My needle broke!
Oh yeh, we’ve all said that. It’s just part of cross stitch… right? Wrong.
Needles are a very important part of cross stitch, and they can massively range in complexity, material, and price, and so it seems only natural to stick to what you know; and stick to the same old needle. However, after speaking with a very well known needle manufacturer last year when I was looking into how cross stitch needles are made, he informed me that cross stitch needles are soft. Not so soft that they can be broken easily, but far softer than say, medical needles.
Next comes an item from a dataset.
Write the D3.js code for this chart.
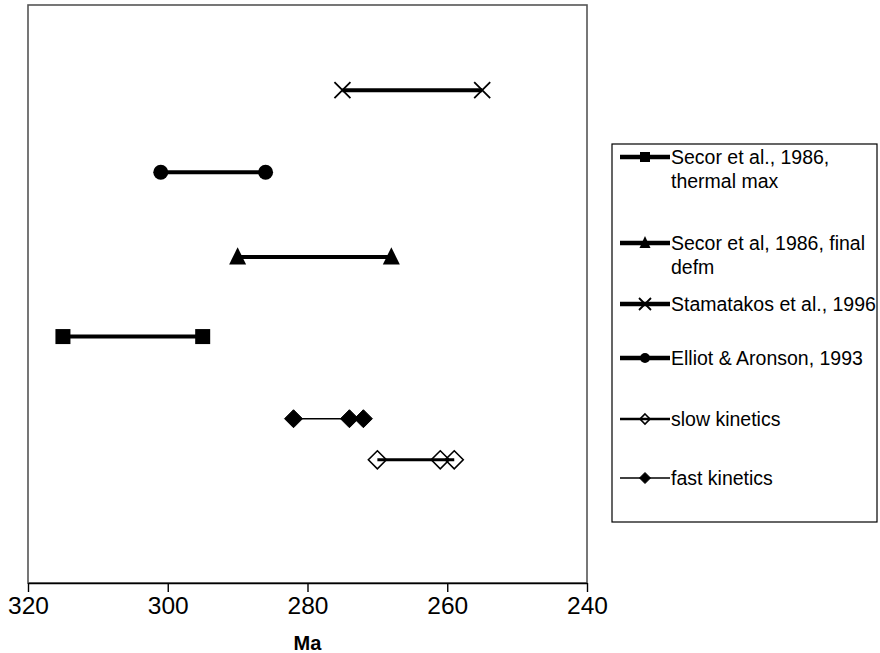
<!DOCTYPE html>
<html>
<head>
<meta charset="utf-8">
<script src="https://cdn.jsdelivr.net/npm/d3@7"></script>
<style>
  body { margin: 0; background: #fff; }
  svg { font-family: Arial, "Liberation Sans", sans-serif; }
</style>
</head>
<body>
<svg id="chart" width="880" height="653"></svg>
<script>
// series: [start Ma, end Ma] ranges plus extra points, row position on the hidden y axis
const seriesNames = ["Secor et al., 1986, thermal max", "Secor et al, 1986, final defm",
  "Stamatakos et al., 1996", "Elliot & Aronson, 1993", "slow kinetics", "fast kinetics"];
const seriesRows = [3, 3.97, 6, 5, 1.5, 2];
const seriesAges = [
  [315, 295],
  [290, 268],
  [275, 255],
  [301, 286],
  [270, 261, 259],
  [282, 274, 272]
];
const seriesSymbols = ["square", "triangle", "cross", "circle", "diamondOpen", "diamond"];
const xTicks = [320, 300, 280, 260, 240];

const svg = d3.select("#chart");

const x = d3.scaleLinear().domain([320, 240]).range([28, 587]);
const y = d3.scaleLinear().domain([0, 7]).range([583, 8]);

// line widths per series
const lineW = [4, 4, 4, 4, 3, 1.5];
const legLineW = [4.5, 4.5, 4.5, 4.5, 2.5, 1.5];

function drawMarker(g, type, cx, cy, s) {
  if (type == "square") {
    g.append("rect").attr("x", cx - s / 2).attr("y", cy - s / 2)
      .attr("width", s).attr("height", s).attr("fill", "#000");
  } else if (type == "triangle") {
    const h = s * 0.9;
    g.append("path")
      .attr("d", `M${cx},${cy - h / 2 - 2} L${cx + s / 2},${cy + h / 2} L${cx - s / 2},${cy + h / 2}Z`)
      .attr("fill", "#000");
  } else if (type == "circle") {
    g.append("circle").attr("cx", cx).attr("cy", cy).attr("r", s / 2).attr("fill", "#000");
  } else if (type == "cross") {
    const r = s / 2;
    g.append("path")
      .attr("d", `M${cx - r},${cy - r}L${cx + r},${cy + r}M${cx - r},${cy + r}L${cx + r},${cy - r}`)
      .attr("stroke", "#000").attr("stroke-width", 1.8).attr("fill", "none");
  } else if (type == "diamond" || type == "diamondOpen") {
    const r = s / 2;
    g.append("path")
      .attr("d", `M${cx},${cy - r}L${cx + r},${cy}L${cx},${cy + r}L${cx - r},${cy}Z`)
      .attr("fill", type == "diamond" ? "#000" : "none")
      .attr("stroke", "#000").attr("stroke-width", type == "diamond" ? 1 : 1.6);
  }
}

// plot frame
svg.append("rect").attr("x", 28).attr("y", 5).attr("width", 559).attr("height", 578)
  .attr("fill", "none").attr("stroke", "#555").attr("stroke-width", 1.6);

// x axis
const axis = svg.append("g").attr("transform", "translate(0,583)")
  .call(d3.axisBottom(x).tickValues(xTicks).tickSize(9).tickSizeOuter(0).tickPadding(5));
axis.select(".domain").attr("stroke", "#000").attr("stroke-width", 1.6);
axis.selectAll(".tick line").attr("stroke", "#000").attr("stroke-width", 1.4);
axis.selectAll(".tick text").attr("font-size", 24.5).attr("fill", "#000")
  .attr("font-family", "Arial, 'Liberation Sans', sans-serif");

svg.append("text").attr("x", x(280)).attr("y", 650).attr("text-anchor", "middle")
  .attr("font-size", 20).attr("font-weight", "bold").text("Ma");

// markers sizes in plot
const markSize = { square: 15, triangle: 17, circle: 15, cross: 16, diamond: 18, diamondOpen: 18 };

seriesNames.forEach((name, i) => {
  const g = svg.append("g");
  const ages = seriesAges[i];
  const cy = y(seriesRows[i]);
  g.append("line")
    .attr("x1", x(d3.max(ages))).attr("x2", x(d3.min(ages)))
    .attr("y1", cy).attr("y2", cy)
    .attr("stroke", "#000").attr("stroke-width", lineW[i]);
  ages.forEach(a => drawMarker(g, seriesSymbols[i], x(a), cy, markSize[seriesSymbols[i]]));
});

// legend
const leg = svg.append("g");
leg.append("rect").attr("x", 612).attr("y", 144).attr("width", 265).attr("height", 378)
  .attr("fill", "#fff").attr("stroke", "#000").attr("stroke-width", 1.2);

const legLines = [
  ["Secor et al., 1986,", "thermal max"],
  ["Secor et al, 1986, final", "defm"],
  ["Stamatakos et al., 1996"],
  ["Elliot & Aronson, 1993"],
  ["slow kinetics"],
  ["fast kinetics"]
];
const legY = [157, 243, 304, 358, 419, 478];
const legMark = { square: 10, triangle: 11, circle: 10, cross: 12, diamond: 11, diamondOpen: 10 };

legLines.forEach((lines, i) => {
  const ly = legY[i];
  leg.append("line").attr("x1", 620).attr("x2", 670).attr("y1", ly).attr("y2", ly)
    .attr("stroke", "#000").attr("stroke-width", legLineW[i]);
  drawMarker(leg, seriesSymbols[i], 645, ly, legMark[seriesSymbols[i]]);
  const t = leg.append("text").attr("x", 671).attr("y", ly + 7).attr("font-size", 19.5);
  lines.forEach((l, k) => t.append("tspan").attr("x", 671).attr("dy", k == 0 ? 0 : 24).text(l));
});
</script>
</body>
</html>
Medical needles are, in case you hadn’t realized, used only once. And they are made from surgical hardened stainless steel, twice as hard as the gold needles you use. And then he showed me this:
Now on the face of it, that doesn’t look too bad, but when you remember you use a needle 256 times in a square inch. And your needle is half as strong as that one. That’s why I’m suggesting you throw out that old needle.
In fact, I’d go one step further and tell you that you need to use a new needle for every project. And no, I’m not a crazy rich person. Every time you use a needle, you damage it. Every bit of damage means you snag on the threads and canvas, you stretch the holes in the aida, you catch threads on other stitches, and frankly, you put your whole project at risk of those tiny little weird bits that stick out for no reason. Sadly, even storing cross stitch needles can damage them too.
So that’s why I use a new one for every project. Whatever the size, a new needle comes out. Now, let’s be honest, needles can be super expensive, and my preferred needle is a petite full gold number, but I’m not made of gold needles. I get smart. For plastic canvas, I use a standard, cheap needle, which can save a lot of money in cross stitch, as my plastic canvas stitches tend to be less than 1000 stitches. For anything with 10,000 stitches I use a fancy one, and anything in between, I use whatever I have on hand.
But this isn’t just a crazy idea of mine either. Not only is there a difference in how I can stitch, how fast I can cross stitch, and on the ease, but it has a clear effect on the end result. Less puckering, more uniformity, and no stray stitches that just don’t want to sit right. Try ditching that old needle, and see for yourself the improvement. And suffer a lot less broken needles.